相続債権者は相続財産からの回収を期待しています。

受遺者は、相続財産からの財産の取得を期待しています。

しかし、相続人の固有財産が債務超過であるときは、相続財産がプラスであっても、相続人の固有財産と混合することによって、債権の回収ができなくなったり、財産の取得ができなくなったり、というような事態が生ずる可能性があります。

そこで、そのような事態を防ぐために相続財産と相続人の財産を分離する手続が「第一種財産分離」というものです。
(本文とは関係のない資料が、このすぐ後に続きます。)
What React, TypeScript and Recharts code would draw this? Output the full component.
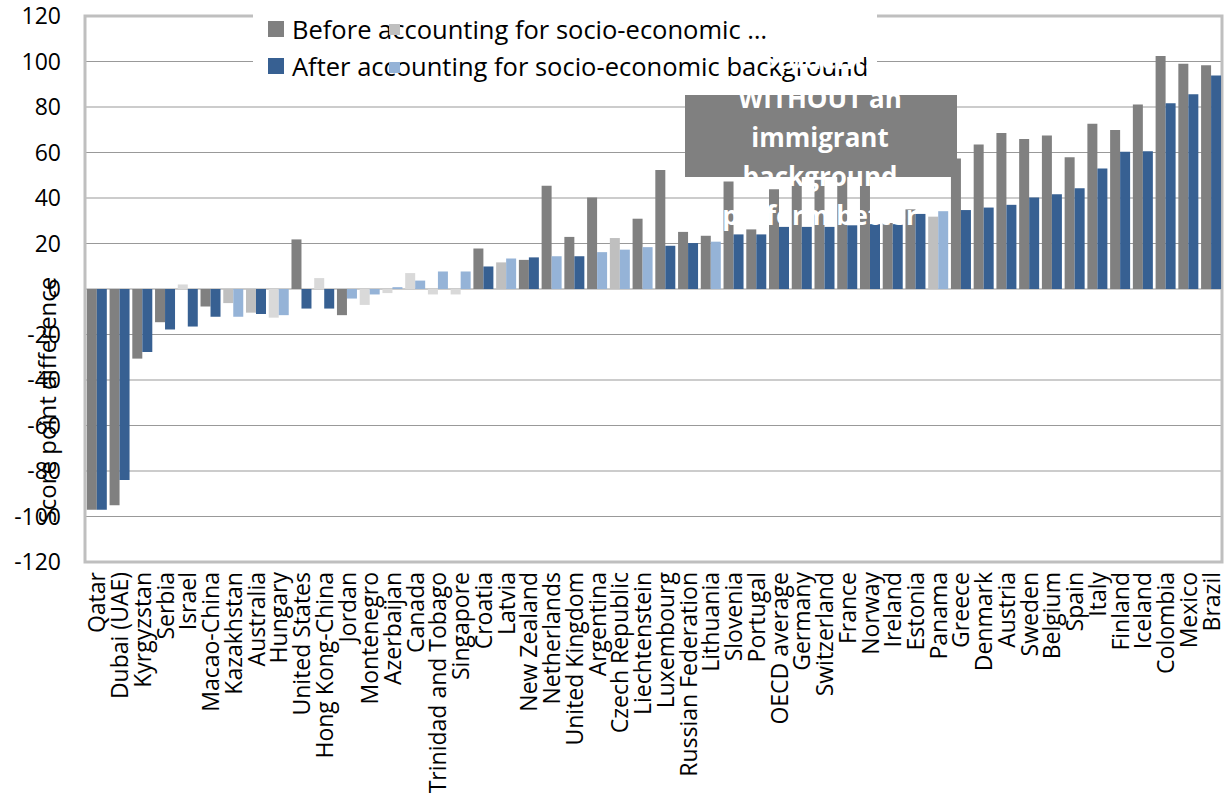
import {
  BarChart,
  Bar,
  XAxis,
  YAxis,
  CartesianGrid,
  Cell,
  Legend,
  Label,
  ReferenceArea,
} from "recharts";

const countries = [
  "Qatar", "Dubai (UAE)", "Kyrgyzstan", "Serbia", "Israel", "Macao-China",
  "Kazakhstan", "Australia", "Hungary", "United States", "Hong Kong-China",
  "Jordan", "Montenegro", "Azerbaijan", "Canada", "Trinidad and Tobago",
  "Singapore", "Croatia", "Latvia", "New Zealand", "Netherlands",
  "United Kingdom", "Argentina", "Czech Republic", "Liechtenstein",
  "Luxembourg", "Russian Federation", "Lithuania", "Slovenia", "Portugal",
  "OECD average", "Germany", "Switzerland", "France", "Norway", "Ireland",
  "Estonia", "Panama", "Greece", "Denmark", "Austria", "Sweden", "Belgium",
  "Spain", "Italy", "Finland", "Iceland", "Colombia", "Mexico", "Brazil",
];

// score point difference before accounting for socio-economic background
const beforeValues = [
  -97, -95, -30.6, -14.6, 2, -7.7, -6.2, -10.4, -12.6, 21.8, 4.8, -11.5, -7,
  -1.8, 7, -2.4, -2.4, 17.8, 11.7, 12.8, 45.4, 22.9, 40.2, 22.4, 30.9, 52.3,
  25.1, 23.4, 47.2, 26.2, 43.8, 55, 48, 58, 52, 29, 35, 31.8, 57.4, 63.5,
  68.6, 65.9, 67.5, 57.9, 72.6, 69.9, 81.1, 102.4, 99, 98.4,
];

// score point difference after accounting for socio-economic background
const afterValues = [
  -97, -84, -27.7, -17.8, -16.5, -12.2, -12.2, -11, -11.5, -8.6, -8.6, -4.2,
  -2.4, 0.8, 3.7, 7.7, 7.7, 9.9, 13.4, 13.9, 14.4, 14.4, 16.2, 17.3, 18.4, 19,
  20.2, 20.8, 24, 24, 27.3, 27.3, 27.3, 28, 28.5, 28.5, 33, 34.2, 34.7, 35.8,
  37, 40.2, 41.6, 44.3, 53, 60.3, 60.6, 81.6, 85.6, 93.9,
];

// 2 = significant, 1 / 0 = not significant (two shades in the source)
const beforeSignificance = [
  2, 2, 2, 2, 0, 2, 1, 1, 0, 2, 0, 2, 0, 0, 0, 0, 0, 2, 1, 2, 2, 2, 2, 1, 2,
  2, 2, 2, 2, 2, 2, 2, 2, 2, 2, 2, 2, 1, 2, 2, 2, 2, 2, 2, 2, 2, 2, 2, 2, 2,
];
const afterSignificance = [
  1, 1, 1, 1, 1, 1, 0, 1, 0, 1, 1, 0, 0, 0, 0, 0, 0, 1, 0, 1, 0, 1, 0, 0, 0,
  1, 1, 0, 1, 1, 1, 1, 1, 1, 1, 1, 1, 0, 1, 1, 1, 1, 1, 1, 1, 1, 1, 1, 1, 1,
];

const yTicks = [-120, -100, -80, -60, -40, -20, 0, 20, 40, 60, 80, 100, 120];

const beforeLabel = "Before accounting for socio-economic \u2026";
const afterLabel = "After accounting for socio-economic background";
const noteLines = ["Students", "WITHOUT an", "immigrant", "background", "perform better"];

const data = countries.map((country, i) => ({
  country,
  before: beforeValues[i],
  after: afterValues[i],
  beforeSig: beforeSignificance[i],
  afterSig: afterSignificance[i],
}));

const GREY = ["#d9d9d9", "#bfbfbf", "#808080"];
const BLUE = ["#95b3d7", "#376092"];
const FONT = "'Open Sans', sans-serif";

const CountryTick = ({ x, y, payload }: any) => (
  <text
    x={x}
    y={y}
    transform={`rotate(-90 ${x} ${y})`}
    textAnchor="end"
    dominantBaseline="central"
    fontSize={23}
    fontFamily={FONT}
    fill="#000"
  >
    {payload.value}
  </text>
);

const LegendBox = () => (
  <svg width={624} height={76} style={{ display: "block" }}>
    <rect x={15} y={13} width={16} height={16} fill={GREY[2]} />
    <text x={39} y={21} dominantBaseline="central" fontSize={25.5} fontFamily={FONT} fill="#000">
      {beforeLabel}
    </text>
    <rect x={136} y={16} width={11} height={11} fill={GREY[1]} />
    <rect x={15} y={50} width={16} height={16} fill={BLUE[1]} />
    <text x={39} y={58} dominantBaseline="central" fontSize={25.5} fontFamily={FONT} fill="#000">
      {afterLabel}
    </text>
    <rect x={136} y={54} width={11} height={11} fill={BLUE[0]} />
  </svg>
);

export default function App() {
  return (
    <div style={{ position: "absolute", left: 0, top: 0, width: 1230, height: 805, background: "#fff" }}>
      <BarChart
        width={1230}
        height={805}
        data={data}
        margin={{ top: 16, right: 8, bottom: 0, left: 0 }}
        barCategoryGap="8%"
        barGap={0}
      >
        <CartesianGrid vertical={false} stroke="#999" />
        <ReferenceArea y1={-120} y2={120} fill="none" stroke="#bfbfbf" strokeWidth={3} ifOverflow="visible" />
        <XAxis
          dataKey="country"
          interval={0}
          height={243}
          axisLine={false}
          tickLine={false}
          tickSize={0}
          tickMargin={10}
          tick={<CountryTick />}
        />
        <YAxis
          width={85}
          domain={[-120, 120]}
          ticks={yTicks}
          interval={0}
          axisLine={false}
          tickLine={false}
          tickSize={0}
          tickMargin={24}
          tick={{ fontSize: 23, fontFamily: FONT, fill: "#000" }}
        >
          <Label
            content={() => (
              <text
                x={46}
                y={400}
                transform="rotate(-90 46 400)"
                textAnchor="middle"
                dominantBaseline="central"
                fontSize={24}
                fontFamily={FONT}
                fill="#000"
              >
                Score point difference
              </text>
            )}
          />
        </YAxis>
        <Legend
          layout="vertical"
          align="center"
          verticalAlign="middle"
          wrapperStyle={{ left: 253, top: 8, width: 624, height: 76, background: "#fff" }}
          content={() => <LegendBox />}
        />
        <Bar dataKey="before" isAnimationActive={false}>
          {data.map((d) => (
            <Cell key={d.country} fill={GREY[d.beforeSig]} />
          ))}
        </Bar>
        <Bar dataKey="after" isAnimationActive={false}>
          {data.map((d) => (
            <Cell key={d.country} fill={BLUE[d.afterSig]} />
          ))}
        </Bar>
      </BarChart>
      <svg
        width={1230}
        height={805}
        style={{ position: "absolute", left: 0, top: 0, pointerEvents: "none" }}
      >
        <rect x={685} y={95} width={272} height={82} fill="#808080" />
        {noteLines.map((line, i) => (
          <text
            key={line}
            x={820}
            y={69 + i * 39}
            textAnchor="middle"
            fontSize={26}
            fontWeight="bold"
            fontFamily={FONT}
            fill="#fff"
          >
            {line}
          </text>
        ))}
      </svg>
    </div>
  );
}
次に、相続人の債権者は、相続人の固有財産からの回収を期待していますが、相続財産が債務超過であるにもかかわらず、相続人が相続放棄や限定承認をしないときは、債務超過である相続財産と相続人の固有財産が混合することにより、債権の回収ができなくなったり、財産の取得ができなくなったり、というような事態が生ずる可能性があります。

そこで、そのような事態を防ぐために相続財産と相続人の財産を分離する手続が「第二種財産分離」というものです。

財産分離の手続

相続債権者又は受遺者は、相続開始の時から3ヵ月以内に、相続人の財産の中から相続財産を分離することを家庭裁判所に請求することができます。

相続財産が相続人の固有財産と混合しない間は、3ヵ月経過後もできることとされています(民法第941条1項)。

家庭裁判所は、財産分離の必要性が認められる場合には、審判で財産分離を命じ、必要な処分を命じることができます(民法第943条)。

いかなる場合に家庭裁判所は財産分離を命じることができるかについて争われた事例で、最高裁平成29年11月28日決定(判例時報2359号10頁)は、「家庭裁判所は、相続人がその固有財産について債務超過の状態にあり又はそのような状態に陥るおそれがあることなどから、相続財産と相続人の固有財産とが混合することによって相続債権者等がその債権の全部又は一部の弁済を受けることが困難となるおそれがあると認められる場合に、民法941条1項の規定に基づき、財産分離を命ずることができるものと解するのが相当」としました。

財産分離の請求があると、相続人は、以後、その固有財産におけると同一の注意をもって相続財産の管理をしなければなりません(民法第944条)。

なお、不動産については、財産分離の登記をしなければ、財産分離を第三者に対抗できないとされています(民法第945条)。

財産分離の審判が確定すると、財産分離を請求した者は、5日以内に、相続債権者・受遺者に対して財産分離があったこと、および2ヵ月以上の期間を定めて、その期間内に配当加入の申し出をすべきことを公告しなければなりません(民法第941条)。

そして、期間経過後に配当手続へと移っていきます。

財産分離の請求があった場合でも、思い入れがある自宅不動産など、相続人が相続財産を手放したくないような場合があります。

そのような場合には、相続人は、相続人の固有財産をもって相続債権者もしくは受遺者に弁済をし、または相当の担保を提供して、財産分離の請求を防止し、またはその効力を消滅させることができます。

ただし、相続人の債権者が、これによって損害を受けることを証明して異議を述べたときは、この限りではありません(民法第949条)。

相続回復請求権

相続回復請求権は、相続人でない者が相続財産の全部または一部を占有して真の相続人の相続権を侵害している場合に、真の相続人が相続財産を占有している表見相続人に対して相続財産の回復を請求する権利です。

民法は、相続回復請求権について、第884条で「相続回復の請求権は、相続人又はその法定代理人が相続権を侵害された事実を知った時から5年間行使しないときは、時効によって消滅する。

相続開始の時から20年を経過したときも、同様とする」として一箇条のみ規定しています。